March 16, 19.15 hr.
SALT Beyoğlu, Istanbul
→ Full program here
The February 2010 issue of The Economist reported that digital information is growing out of measure, out of the storage and computing capacity of the current network infrastructure. The article appeared to be very optimistic and comfortable about new business opportunities of such a trend, but some data provided by the report itself point to a structural contradiction. The question for us is whether the technological limits of the Turing universe will unveil a political limit: if the excess of social cooperation and communication feeding the mediasphere may turn into a sort of political singularity. Indeed, the current debate on network economy and new immaterial commons appears to have obliterated any notion of surplus or excess and to be dominated by metaphors of horizontal, linear, and symmetrical cooperation.
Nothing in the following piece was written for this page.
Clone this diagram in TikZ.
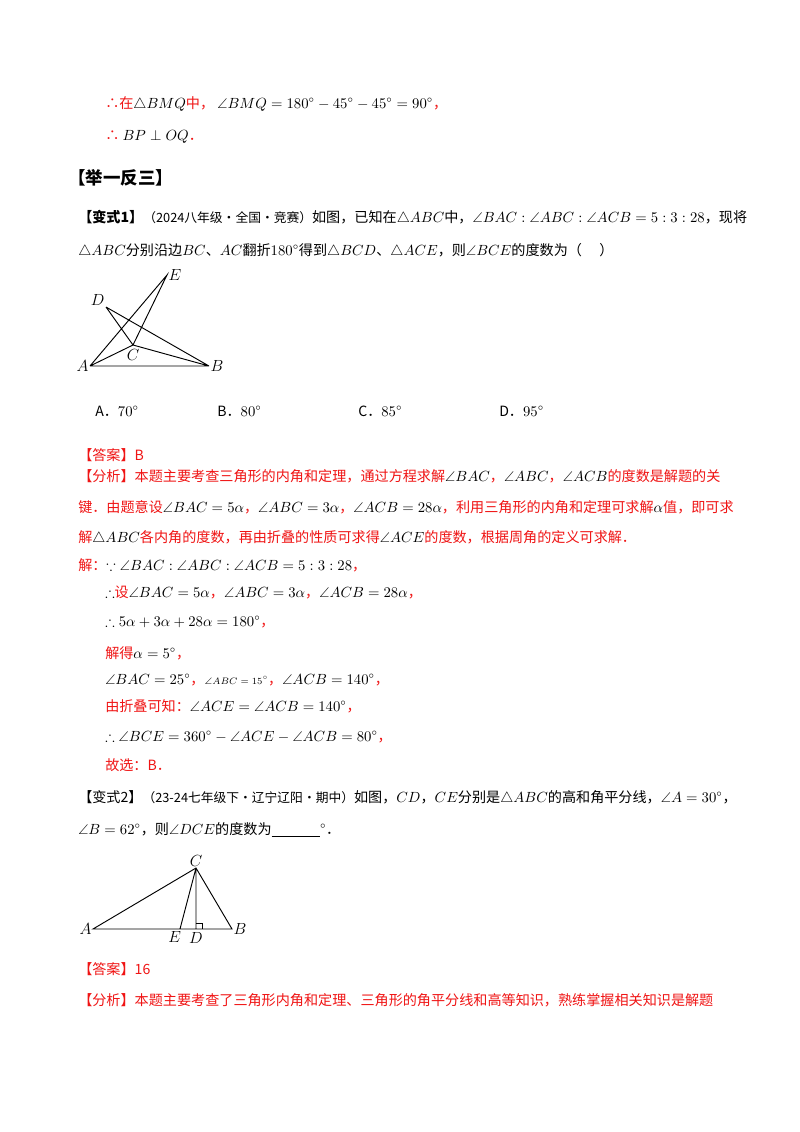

Moving from the critique of the Marxian law of value also advanced by Hardt and Negri in Commonwealth, Matteo Pasquinelli will discuss the political models that are employed to describe the notion of surplus and how this should affects any politics of the commons today.
– – –
Matteo Pasquinelli is a writer and theorist. He wrote Animal Spirits: A Bestiary of the Commons (2008) and edited the collections Media Activism (2002) and C’Lick Me: A Netporn Studies Reader (2007). Together with Wietske Maas, he developed the art project Urbanibalism and he is a member of the international collective Uninomade.